Instapundit suggests sending flowers to the Spanish embassy at 2375 Pennsylvania Ave. N.W. - Washington, D.C. 20037. The Embassy phone number, which you'll need to enter for Internet orders is 202.452.0100. Glenn used 1-800-Flowers.com. We'd like to see an address for sending money for blood, supplies, funerals, family aid, etc., so if you come across such info, please leave it in the comments. Also per Glenn, here's a list of all the Spanish consulates in the U.S. so you can see if there's one in your area.

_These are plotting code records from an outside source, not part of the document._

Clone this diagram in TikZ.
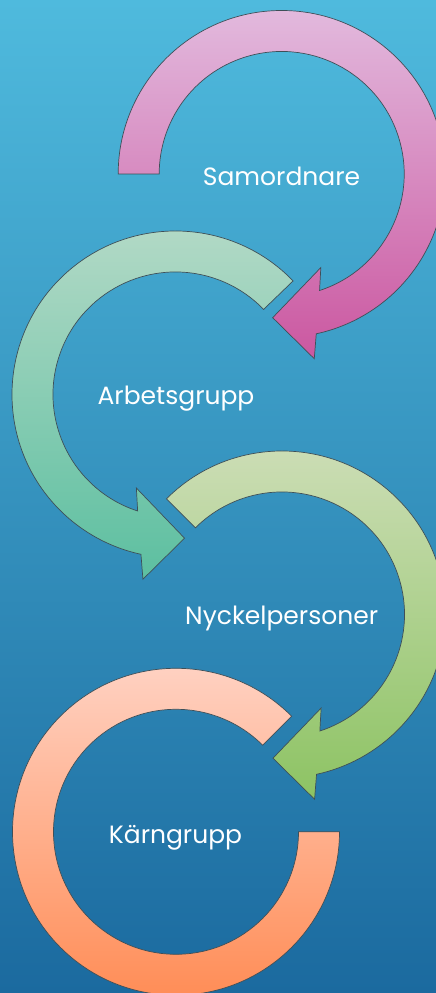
\documentclass[tikz,border=0pt]{standalone}
\usepackage{fontspec}
\setmainfont{Poppins}
\usetikzlibrary{calc}
\definecolor{bgtop}{HTML}{4FBADD}
\definecolor{bgbottom}{HTML}{1B6A9F}
\definecolor{ringedge}{HTML}{3E4F58}
\definecolor{pinktop}{HTML}{E2B9DD}
\definecolor{pinkbottom}{HTML}{CB57A0}
\definecolor{minttop}{HTML}{B5DAC7}
\definecolor{mintbottom}{HTML}{5CBFA0}
\definecolor{sagetop}{HTML}{CEDEB8}
\definecolor{sagebottom}{HTML}{8DC363}
\definecolor{peachtop}{HTML}{FFD4C6}
\definecolor{peachbottom}{HTML}{FF8A52}

\begin{document}
\begin{tikzpicture}[
    x=1pt, y=1pt,
    ring/.style 2 args={draw=ringedge, line width=0.7pt, top color=#1, bottom color=#2},
    circtext/.style={font=\fontsize{25}{30}\selectfont, text=white, anchor=base, inner sep=0pt},
]

% Background
\useasboundingbox (0,0) rectangle (436,993);
\shade[top color=bgtop, bottom color=bgbottom] (0,0) rectangle (436,993);
\clip (0,0) rectangle (436,993);

% Centers
\coordinate (c1) at (281.7,819);
\coordinate (c2) at (175.5,598.5);
\coordinate (c3) at (282,378.5);
\coordinate (c4) at (176,161.2);

% Samordnare - clockwise arrow
\path[ring={pinktop}{pinkbottom}] ($(c1)+(180:163.5pt)$)
    arc[start angle=180, end angle=-77.8, radius=163.5pt]
    -- ($(c1)+(-80:187.6pt)$) -- ($(c1)+(-93.6:144pt)$)
    -- ($(c1)+(-67.3:101.4pt)$) -- ($(c1)+(-72:122.5pt)$)
    arc[start angle=-72, end angle=180, radius=122.5pt] -- cycle;

% Arbetsgrupp - counterclockwise arrow
\path[ring={minttop}{mintbottom}] ($(c2)+(44:163.5pt)$)
    arc[start angle=44, end angle=257.8, radius=163.5pt]
    -- ($(c2)+(260:187.6pt)$) -- ($(c2)+(273.6:144pt)$)
    -- ($(c2)+(247.3:101.4pt)$) -- ($(c2)+(252:122.5pt)$)
    arc[start angle=252, end angle=44, radius=122.5pt] -- cycle;

% Nyckelpersoner - clockwise arrow
\path[ring={sagetop}{sagebottom}] ($(c3)+(135:163.5pt)$)
    arc[start angle=135, end angle=-77.8, radius=163.5pt]
    -- ($(c3)+(-80:187.6pt)$) -- ($(c3)+(-93.6:144pt)$)
    -- ($(c3)+(-67.3:101.4pt)$) -- ($(c3)+(-72:122.5pt)$)
    arc[start angle=-72, end angle=135, radius=122.5pt] -- cycle;

% Kaerngrupp - open ring, no head
\path[ring={peachtop}{peachbottom}] ($(c4)+(45:163.5pt)$)
    arc[start angle=45, end angle=360, radius=163.5pt]
    -- ($(c4)+(0:122.5pt)$)
    arc[start angle=360, end angle=45, radius=122.5pt] -- cycle;

% Labels
\node[circtext] (samordnare) at (281.5,807) {Samordnare};
\node[circtext] (arbetsgrupp) at (176,588.7) {Arbetsgrupp};
\node[circtext] (nyckel) at (281.7,368) {Nyckelpersoner};
\node[circtext] (karngrupp) at (175.5,149) {Kärngrupp};

\end{tikzpicture}
\end{document}
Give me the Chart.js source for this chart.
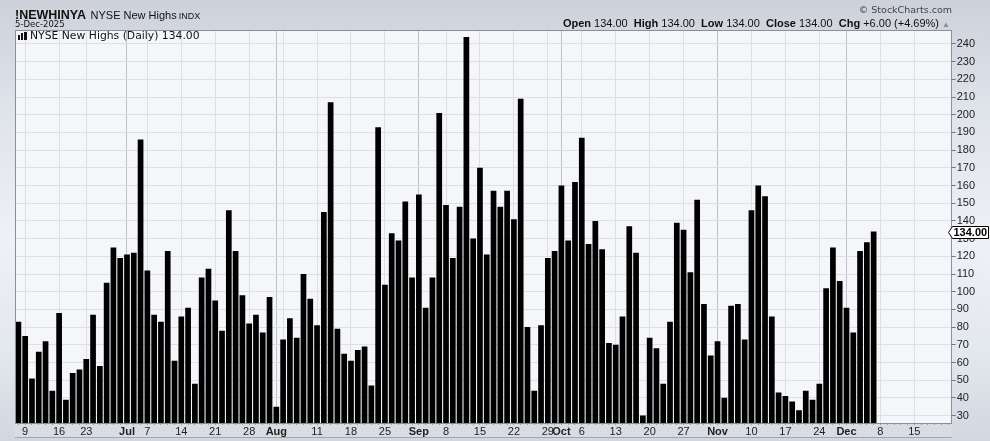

Finally, if you're going to be in Washington, DC, tomorrow:
The Embassy of Spain convenes a silent demonstration tomorrow, Friday, March 12th, to express its outrage for today's terrorist attack perpetrated in Madrid, in which approximately 200 people have died and 900 have been injured. The demonstration will take place at the Washington Circle (Pennsylvania Ave and 23rd St NW) at 12 pm.
This is a jury we'd love to have. First, it acquits the defendant of the charged crime. Then, it writes the judge and prosecutor and asks that the co-defendant who pleaded guilty in exchange for testifying against the defendant it acquitted be allowed to withdraw his plea because he didn't commit a crime either. To top it off, it was a terrorism-related case, where the defendant ran an anti-terrorism school.
Six of the jurors who acquitted David Hudak, owner of an anti-terrorism training school near Roswell, have asked a federal judge to allow Hudak's co-defendant to withdraw a guilty plea. As a condition of that plea, Michael Payne was a prosecution witness against Hudak, a Canadian charged with conspiracy and training foreign soldiers without State Department approval. Jurors said they found Payne "a loyal American without the slightest inclination whatsoever to do damage to our country."
Six jurors wrote U.S. District Judge John Edwards Conway to "beseech" him to let Payne withdraw his plea. They sent copies of the letter to New Mexico U.S. Attorney David Iglesias and U.S. Attorney General John Ashcroft. Payne, a decorated 20-year veteran of the Army Special Forces, last July pleaded guilty to violating federal law by teaching soldiers of the United Arab Emirates, a U.S. ally, classified anti-terrorism techniques, tactics and procedures at Hudak's school.
The link above is to an editorial in the Albuquerque Journal, supporting the withdrawal of the plea.
[Prosecutor] Iglesias has decided to oppose any withdrawal or change of plea while the U.S. Department of Defense investigates whether Payne's teachings damaged U.S. interests and security. That's a reasonable decision for now. But the government should expedite its investigation and, if there is no finding of harm, Iglesias should not oppose any plea withdrawal request....A jury clearly rejected the government's federal case against Hudak. In the interest of justice, Payne deserves the same consideration.